-- Data extract start --
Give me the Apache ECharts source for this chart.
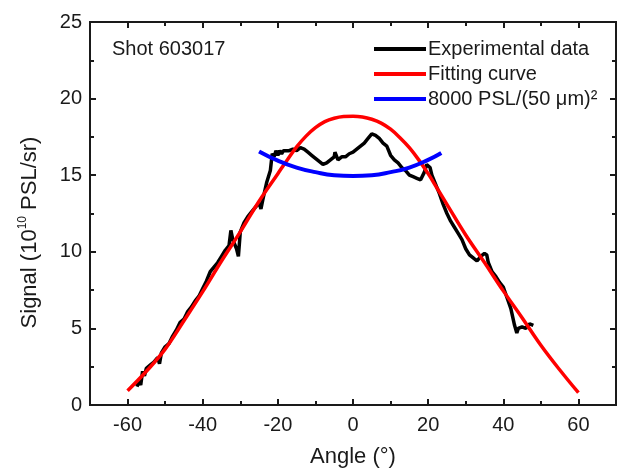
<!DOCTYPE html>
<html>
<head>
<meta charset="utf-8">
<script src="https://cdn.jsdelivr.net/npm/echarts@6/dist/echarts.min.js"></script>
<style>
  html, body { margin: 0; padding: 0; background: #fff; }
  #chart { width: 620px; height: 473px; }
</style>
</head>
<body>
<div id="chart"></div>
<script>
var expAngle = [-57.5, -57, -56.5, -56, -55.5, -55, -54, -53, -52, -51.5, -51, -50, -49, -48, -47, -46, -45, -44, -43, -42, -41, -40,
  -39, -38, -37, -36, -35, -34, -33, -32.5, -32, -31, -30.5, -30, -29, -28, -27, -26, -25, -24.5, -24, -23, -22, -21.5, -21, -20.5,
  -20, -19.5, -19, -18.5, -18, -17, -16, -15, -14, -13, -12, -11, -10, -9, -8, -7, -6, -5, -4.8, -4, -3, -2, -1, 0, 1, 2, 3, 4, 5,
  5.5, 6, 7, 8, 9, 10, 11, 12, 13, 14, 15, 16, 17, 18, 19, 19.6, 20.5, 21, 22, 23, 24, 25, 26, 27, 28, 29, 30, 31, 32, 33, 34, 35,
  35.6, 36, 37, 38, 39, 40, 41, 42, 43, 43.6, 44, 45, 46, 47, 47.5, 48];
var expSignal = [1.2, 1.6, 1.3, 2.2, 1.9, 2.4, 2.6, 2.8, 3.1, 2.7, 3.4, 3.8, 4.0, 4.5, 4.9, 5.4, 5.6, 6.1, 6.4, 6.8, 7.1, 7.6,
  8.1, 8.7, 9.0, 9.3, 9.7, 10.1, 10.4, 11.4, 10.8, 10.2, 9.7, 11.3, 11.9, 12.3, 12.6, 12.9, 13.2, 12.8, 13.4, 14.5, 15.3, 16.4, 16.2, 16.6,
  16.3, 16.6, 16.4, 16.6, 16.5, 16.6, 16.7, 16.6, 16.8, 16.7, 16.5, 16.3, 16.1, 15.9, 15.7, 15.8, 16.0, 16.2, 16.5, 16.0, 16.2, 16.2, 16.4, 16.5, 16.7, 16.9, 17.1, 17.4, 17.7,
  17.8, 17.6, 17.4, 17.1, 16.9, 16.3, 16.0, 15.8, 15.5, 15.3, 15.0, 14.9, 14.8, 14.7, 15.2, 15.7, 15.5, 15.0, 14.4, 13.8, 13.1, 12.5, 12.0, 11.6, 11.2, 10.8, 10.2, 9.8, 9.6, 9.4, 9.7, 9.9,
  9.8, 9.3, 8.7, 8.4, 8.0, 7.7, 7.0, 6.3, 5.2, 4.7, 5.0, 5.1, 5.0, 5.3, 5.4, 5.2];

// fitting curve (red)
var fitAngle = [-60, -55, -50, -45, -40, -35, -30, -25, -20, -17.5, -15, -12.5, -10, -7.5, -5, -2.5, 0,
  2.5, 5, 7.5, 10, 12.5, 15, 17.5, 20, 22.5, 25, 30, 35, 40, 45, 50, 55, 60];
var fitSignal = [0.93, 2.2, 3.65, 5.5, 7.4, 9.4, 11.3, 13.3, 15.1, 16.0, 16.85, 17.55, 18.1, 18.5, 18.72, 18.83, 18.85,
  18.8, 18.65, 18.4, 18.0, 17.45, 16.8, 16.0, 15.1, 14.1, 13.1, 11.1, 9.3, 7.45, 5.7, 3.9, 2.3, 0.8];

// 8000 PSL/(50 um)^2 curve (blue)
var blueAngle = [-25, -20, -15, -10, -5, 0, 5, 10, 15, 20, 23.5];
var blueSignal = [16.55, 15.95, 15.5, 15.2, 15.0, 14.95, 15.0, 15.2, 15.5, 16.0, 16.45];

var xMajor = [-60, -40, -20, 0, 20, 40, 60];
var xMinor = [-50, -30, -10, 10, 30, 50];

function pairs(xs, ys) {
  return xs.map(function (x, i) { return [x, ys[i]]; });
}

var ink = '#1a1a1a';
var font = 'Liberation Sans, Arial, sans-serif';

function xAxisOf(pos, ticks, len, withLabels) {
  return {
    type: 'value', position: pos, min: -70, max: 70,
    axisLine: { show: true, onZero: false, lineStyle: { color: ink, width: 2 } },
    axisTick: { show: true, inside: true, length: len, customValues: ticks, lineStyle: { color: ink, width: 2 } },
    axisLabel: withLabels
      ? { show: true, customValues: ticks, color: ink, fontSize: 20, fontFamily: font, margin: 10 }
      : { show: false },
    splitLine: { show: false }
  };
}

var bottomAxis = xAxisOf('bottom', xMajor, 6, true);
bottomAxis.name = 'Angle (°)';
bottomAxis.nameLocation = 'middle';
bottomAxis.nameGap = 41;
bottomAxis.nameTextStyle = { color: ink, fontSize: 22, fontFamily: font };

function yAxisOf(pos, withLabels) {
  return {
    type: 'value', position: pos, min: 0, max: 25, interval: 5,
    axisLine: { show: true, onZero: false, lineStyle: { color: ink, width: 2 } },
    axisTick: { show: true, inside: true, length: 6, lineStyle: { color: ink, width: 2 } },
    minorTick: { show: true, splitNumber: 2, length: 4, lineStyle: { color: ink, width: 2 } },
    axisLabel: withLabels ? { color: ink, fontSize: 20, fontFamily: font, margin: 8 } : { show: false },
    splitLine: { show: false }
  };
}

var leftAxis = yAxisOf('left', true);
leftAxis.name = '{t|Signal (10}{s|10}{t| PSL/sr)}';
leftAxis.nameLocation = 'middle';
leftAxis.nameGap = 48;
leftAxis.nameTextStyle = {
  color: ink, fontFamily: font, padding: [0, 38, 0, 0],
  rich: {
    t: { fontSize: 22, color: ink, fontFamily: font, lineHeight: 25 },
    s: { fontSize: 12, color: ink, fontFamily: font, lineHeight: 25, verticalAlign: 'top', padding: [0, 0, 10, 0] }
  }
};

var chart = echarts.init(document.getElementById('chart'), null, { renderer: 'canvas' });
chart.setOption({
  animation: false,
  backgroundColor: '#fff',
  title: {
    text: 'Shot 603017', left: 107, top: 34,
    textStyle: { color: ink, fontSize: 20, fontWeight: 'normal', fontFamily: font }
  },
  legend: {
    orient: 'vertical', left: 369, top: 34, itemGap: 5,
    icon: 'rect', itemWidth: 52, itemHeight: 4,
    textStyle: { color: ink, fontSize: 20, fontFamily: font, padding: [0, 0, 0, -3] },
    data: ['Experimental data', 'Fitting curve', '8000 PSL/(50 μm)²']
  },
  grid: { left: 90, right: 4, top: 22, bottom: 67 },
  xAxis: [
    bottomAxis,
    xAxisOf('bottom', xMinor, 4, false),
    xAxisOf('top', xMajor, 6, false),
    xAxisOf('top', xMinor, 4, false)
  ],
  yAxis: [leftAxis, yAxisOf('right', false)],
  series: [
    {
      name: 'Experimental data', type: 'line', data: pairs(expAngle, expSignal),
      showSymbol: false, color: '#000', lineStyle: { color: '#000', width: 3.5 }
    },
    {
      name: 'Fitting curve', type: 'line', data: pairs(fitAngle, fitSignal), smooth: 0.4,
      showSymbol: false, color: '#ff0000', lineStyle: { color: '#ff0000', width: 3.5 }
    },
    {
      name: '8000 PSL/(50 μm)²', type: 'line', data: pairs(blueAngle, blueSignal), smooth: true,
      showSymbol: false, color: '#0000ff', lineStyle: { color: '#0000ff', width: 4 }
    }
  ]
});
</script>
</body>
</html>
-- Data extract end --
**Problem details:** Please take the lines from the beginning of the data above through the line holding "5.3, 5.4, 5.2];" and transcribe them exactly, without any pictures.

**The completed task:**
Give me the Apache ECharts source for this chart.
<!DOCTYPE html>
<html>
<head>
<meta charset="utf-8">
<script src="https://cdn.jsdelivr.net/npm/echarts@6/dist/echarts.min.js"></script>
<style>
  html, body { margin: 0; padding: 0; background: #fff; }
  #chart { width: 620px; height: 473px; }
</style>
</head>
<body>
<div id="chart"></div>
<script>
var expAngle = [-57.5, -57, -56.5, -56, -55.5, -55, -54, -53, -52, -51.5, -51, -50, -49, -48, -47, -46, -45, -44, -43, -42, -41, -40,
  -39, -38, -37, -36, -35, -34, -33, -32.5, -32, -31, -30.5, -30, -29, -28, -27, -26, -25, -24.5, -24, -23, -22, -21.5, -21, -20.5,
  -20, -19.5, -19, -18.5, -18, -17, -16, -15, -14, -13, -12, -11, -10, -9, -8, -7, -6, -5, -4.8, -4, -3, -2, -1, 0, 1, 2, 3, 4, 5,
  5.5, 6, 7, 8, 9, 10, 11, 12, 13, 14, 15, 16, 17, 18, 19, 19.6, 20.5, 21, 22, 23, 24, 25, 26, 27, 28, 29, 30, 31, 32, 33, 34, 35,
  35.6, 36, 37, 38, 39, 40, 41, 42, 43, 43.6, 44, 45, 46, 47, 47.5, 48];
var expSignal = [1.2, 1.6, 1.3, 2.2, 1.9, 2.4, 2.6, 2.8, 3.1, 2.7, 3.4, 3.8, 4.0, 4.5, 4.9, 5.4, 5.6, 6.1, 6.4, 6.8, 7.1, 7.6,
  8.1, 8.7, 9.0, 9.3, 9.7, 10.1, 10.4, 11.4, 10.8, 10.2, 9.7, 11.3, 11.9, 12.3, 12.6, 12.9, 13.2, 12.8, 13.4, 14.5, 15.3, 16.4, 16.2, 16.6,
  16.3, 16.6, 16.4, 16.6, 16.5, 16.6, 16.7, 16.6, 16.8, 16.7, 16.5, 16.3, 16.1, 15.9, 15.7, 15.8, 16.0, 16.2, 16.5, 16.0, 16.2, 16.2, 16.4, 16.5, 16.7, 16.9, 17.1, 17.4, 17.7,
  17.8, 17.6, 17.4, 17.1, 16.9, 16.3, 16.0, 15.8, 15.5, 15.3, 15.0, 14.9, 14.8, 14.7, 15.2, 15.7, 15.5, 15.0, 14.4, 13.8, 13.1, 12.5, 12.0, 11.6, 11.2, 10.8, 10.2, 9.8, 9.6, 9.4, 9.7, 9.9,
  9.8, 9.3, 8.7, 8.4, 8.0, 7.7, 7.0, 6.3, 5.2, 4.7, 5.0, 5.1, 5.0, 5.3, 5.4, 5.2];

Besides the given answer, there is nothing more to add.